The US Army Air Forces didn’t want them. The military establishment was convinced, and had “proved” through pseudo-scientific studies, that Black men lacked the intelligence, the nerve, and the coordination to fly combat aircraft. When political pressure from civil rights organisations and President Roosevelt forced the creation of a Black flying unit in 1941, the Army placed it at Tuskegee, Alabama — in the Deep South, on a segregated base, with equipment that was deliberately kept inferior, in what many believed was a programme designed to fail. The Tuskegee Airmen then proceeded to compile one of the most distinguished combat records of the entire war.

The Experiment That Was Supposed to Fail
The 1940 Army Air Corps report that purported to prove Black pilots were unsuitable for combat was not science — it was bureaucratic cover for racial policy. The arguments were the same ones used to keep Black men out of every skilled military role: they lacked “initiative,” they were “easily confused,” they would not fight effectively under pressure. These claims had no evidential basis. They were assertions designed to justify exclusion.
The Tuskegee training programme began in 1941. The first class of five pilots graduated in March 1942. They trained on the same aircraft as white pilots. They faced the same curriculum. They also faced constant institutional resistance: segregated mess halls, inferior housing, denial of promotions, refusal to assign them to combat theatre. Many of the early graduates spent months at Tuskegee waiting for assignments that never came, flying proficiency flights over Alabama while white pilots with less experience were sent to Europe and the Pacific.
Into Combat: North Africa and Italy
The 99th Pursuit Squadron — the first Tuskegee unit to reach combat — deployed to North Africa in April 1943. Its initial combat commander, Colonel Benjamin O. Davis Jr. (the son of the first Black general in the US Army, and himself one of only two Black graduates of West Point in the 1930s), faced immediate attempts to have the squadron removed from combat duty on the basis of a negative performance review filed by a white commander with a clear racial agenda.
Davis flew to Washington, testified before a committee, and presented the actual combat record.

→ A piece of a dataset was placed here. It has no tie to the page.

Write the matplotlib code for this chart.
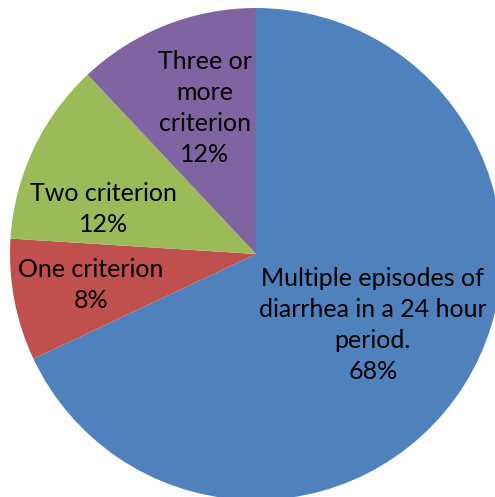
import numpy as np
import matplotlib.pyplot as plt

labels = ["Multiple episodes of\ndiarrhea in a 24 hour\nperiod.", "One criterion", "Two criterion", "Three or\nmore\ncriterion"]
values = [68, 8, 12, 12]
colors = ["#4F81BD", "#C0504D", "#9BBB59", "#8064A2"]
# label placement: fraction of radius and angular nudge from wedge middle (deg)
label_r = [0.556, 0.683, 0.645, 0.63]
label_dt = [1.1, 0.0, 8.7, -2.3]

fig = plt.figure(figsize=(4.95, 4.97), dpi=100)
ax = fig.add_axes([0, 0, 1, 1])
cx, cy, R = 256, 497 - 254, 246
wedges, _ = ax.pie(values, colors=colors, startangle=90, counterclock=False,
                   center=(cx, cy), radius=R, wedgeprops=dict(linewidth=0))

for w, lab, v, fr, dt in zip(wedges, labels, values, label_r, label_dt):
    mid = np.deg2rad((w.theta1 + w.theta2) / 2 + dt)
    x = cx + fr * R * np.cos(mid)
    y = cy + fr * R * np.sin(mid)
    ax.text(x, y, f"{lab}\n{v}%", ha="center", va="center", fontsize=18,
            family="Lato", linespacing=1.42, color="black")

ax.set_xlim(0, 495)
ax.set_ylim(0, 497)
ax.set_aspect("equal")
ax.axis("off")
fig.savefig("out.png", dpi=100)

The 99th had performed comparably to every other squadron operating in the same theatre, under the same conditions. The removal order was rejected. The 99th continued flying, and the 332nd Fighter Group — incorporating the 99th and three additional squadrons — was formed in Italy in 1944.
“Bomber crews across the 15th Air Force requested the Red Tails as their escorts. Word had spread: the 332nd didn’t leave its charges to chase enemy fighters for personal kill counts. They flew their mission.”

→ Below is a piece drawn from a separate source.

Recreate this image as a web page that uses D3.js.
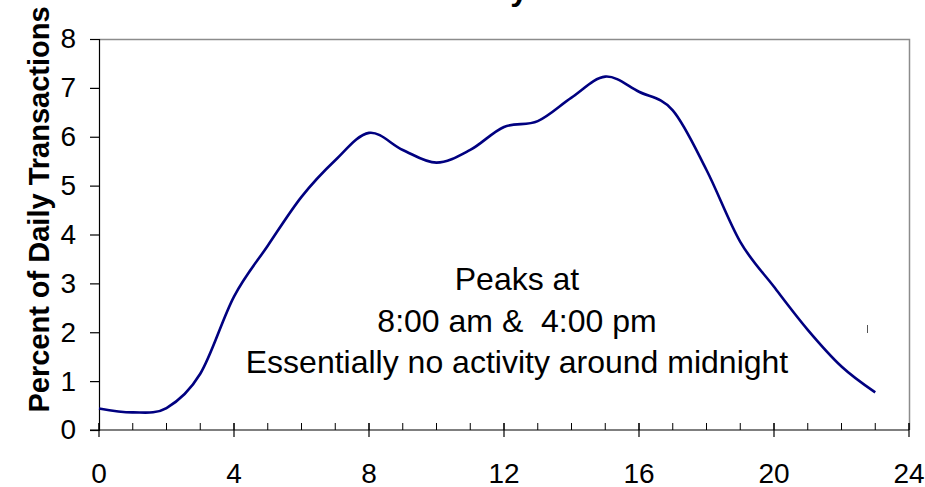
<!DOCTYPE html>
<html>
<head>
<meta charset="utf-8">
<script src="https://cdn.jsdelivr.net/npm/d3@7/dist/d3.min.js"></script>
<style>
  html, body { margin: 0; padding: 0; background: #fff; }
  svg { display: block; font-family: Arial, "Liberation Sans", sans-serif; }
</style>
</head>
<body>
<svg id="chart" width="925" height="487"></svg>
<script>
// Hour of day (0-23) and share of the day's transactions in each hour (%)
const hours = [0, 1, 2, 3, 4, 5, 6, 7, 8, 9, 10, 11, 12, 13, 14, 15, 16, 17, 18, 19, 20, 21, 22, 23];
const percentOfDaily = [0.44, 0.36, 0.45, 1.15, 2.73, 3.77, 4.77, 5.52, 6.08, 5.73, 5.47, 5.73,
                        6.20, 6.32, 6.80, 7.23, 6.92, 6.54, 5.32, 3.85, 2.93, 2.05, 1.30, 0.77];
const xTickValues = [0, 4, 8, 12, 16, 20, 24];
const yTickValues = [0, 1, 2, 3, 4, 5, 6, 7, 8];
const titleText = "Transactions by Hour";
const yAxisTitle = "Percent of Daily Transactions";
const noteLines = ["Peaks at", "8:00 am &  4:00 pm", "Essentially no activity around midnight"];

const svg = d3.select("#chart");
const plot = { left: 99, right: 909, top: 39, bottom: 430 };

const x = d3.scaleLinear().domain([0, 24]).range([plot.left, plot.right]);
const y = d3.scaleLinear().domain([0, 8]).range([plot.bottom, plot.top]);

// Title (sits above the top edge; only its descender reaches into view)
svg.append("text")
  .attr("x", 448).attr("y", 0)
  .attr("text-anchor", "middle")
  .attr("font-size", 32).attr("font-weight", "bold")
  .text(titleText);

// Plot frame: light top and right edges
svg.append("path")
  .attr("d", `M${plot.left},${plot.top + 0.5}H${plot.right + 0.5}V${plot.bottom}`)
  .attr("fill", "none").attr("stroke", "#8c8c8c").attr("stroke-width", 1.5);

// Y axis
const yAxis = svg.append("g").attr("transform", `translate(${plot.left},0)`)
  .call(d3.axisLeft(y).tickValues(yTickValues).tickSize(9).tickPadding(14).tickFormat(d3.format("d")));
yAxis.select(".domain").attr("stroke", "#000").attr("stroke-width", 1.2);
yAxis.selectAll(".tick line").attr("stroke", "#000").attr("stroke-width", 1.2);
yAxis.selectAll("text").attr("font-size", 28).attr("font-family", "Arial, 'Liberation Sans', sans-serif").attr("fill", "#000");

// X axis: minor hourly ticks inside, major ticks crossing the axis
const xAxis = svg.append("g").attr("transform", `translate(0,${plot.bottom})`);
xAxis.append("line")
  .attr("x1", plot.left - 9).attr("x2", plot.right)
  .attr("stroke", "#000").attr("stroke-width", 1.2);
xAxis.selectAll("line.minor")
  .data(d3.range(0, 25))
  .join("line").attr("class", "minor")
  .attr("x1", d => x(d)).attr("x2", d => x(d))
  .attr("y1", -7).attr("y2", 0)
  .attr("stroke", "#000").attr("stroke-width", 1);
xAxis.selectAll("line.major")
  .data(xTickValues)
  .join("line").attr("class", "major")
  .attr("x1", d => x(d)).attr("x2", d => x(d))
  .attr("y1", -7).attr("y2", 7)
  .attr("stroke", "#000").attr("stroke-width", 1.2);
xAxis.selectAll("text.label")
  .data(xTickValues)
  .join("text").attr("class", "label")
  .attr("x", d => x(d)).attr("y", 53)
  .attr("text-anchor", "middle")
  .attr("font-size", 28)
  .text(d => d);

// Y axis title
svg.append("text")
  .attr("transform", `translate(49,${(plot.top + plot.bottom) / 2 - 25}) rotate(-90)`)
  .attr("text-anchor", "middle")
  .attr("font-size", 29).attr("font-weight", "bold")
  .text(yAxisTitle);

// Smoothed series line
const line = d3.line()
  .x((d, i) => x(hours[i]))
  .y(d => y(d))
  .curve(d3.curveCardinal.tension(0));
svg.append("path")
  .datum(percentOfDaily)
  .attr("d", line)
  .attr("fill", "none")
  .attr("stroke", "#000080")
  .attr("stroke-width", 2.6)
  .attr("stroke-linejoin", "round");

// Annotation
const note = svg.append("text")
  .attr("text-anchor", "middle")
  .attr("font-size", 32)
  .attr("xml:space", "preserve")
  .style("white-space", "pre");
noteLines.forEach((t, i) => {
  note.append("tspan").attr("x", 517).attr("y", 290 + i * 41.5).text(t);
});

// Small stray tick mark inside the plot
svg.append("line")
  .attr("x1", 867.5).attr("x2", 867.5).attr("y1", 325).attr("y2", 333)
  .attr("stroke", "#555").attr("stroke-width", 1);
</script>
</body>
</html>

— The reputation of the Tuskegee Airmen in combatThe Red Tails Over Europe

The 332nd flew its aircraft with red-painted tails — a marking that became so recognised among the heavy bomber crews they escorted that they specifically requested “Red Tails” as their protection. The reason was straightforward and tactical: the 332nd prioritised escort duty above individual kill counts. Many fighter groups allowed their pilots to break away from bomber formations to chase enemy interceptors, resulting in kills for the fighter pilots but exposure for the bombers they were supposed to protect. The Red Tails stayed with their bombers.
Over 200 missions escorting heavy bombers, the 332nd never lost a bomber to enemy aircraft — a record unmatched by any other escort group in the 15th Air Force. This is the statistic most frequently cited about the Tuskegee Airmen, and it was not an accident. It reflected a deliberate tactical philosophy and extraordinary discipline under fire.
The Long Reckoning
The Tuskegee Airmen flew 15,553 sorties, flew 1,578 missions, and produced 96 aerial victories against enemy aircraft. 66 pilots were killed in action. Thirty-two were captured and became prisoners of war. Benjamin O. Davis Jr. rose to become the first Black general in the United States Air Force. In 2007, the surviving Tuskegee Airmen were collectively awarded the Congressional Gold Medal — the highest civilian honour Congress can bestow.
Their broader legacy extended beyond the combat record. In 1948, President Truman signed Executive Order 9981, desegregating the US military — a decision driven partly by the undeniable evidence that Black servicemen had fought with distinction in every arm of the military, and that the justifications for segregation had been exposed as lies. The Tuskegee Airmen didn’t just fight for America; they fought against a version of America that had told them what they were capable of, and then proved it wrong in the skies over Italy and Germany.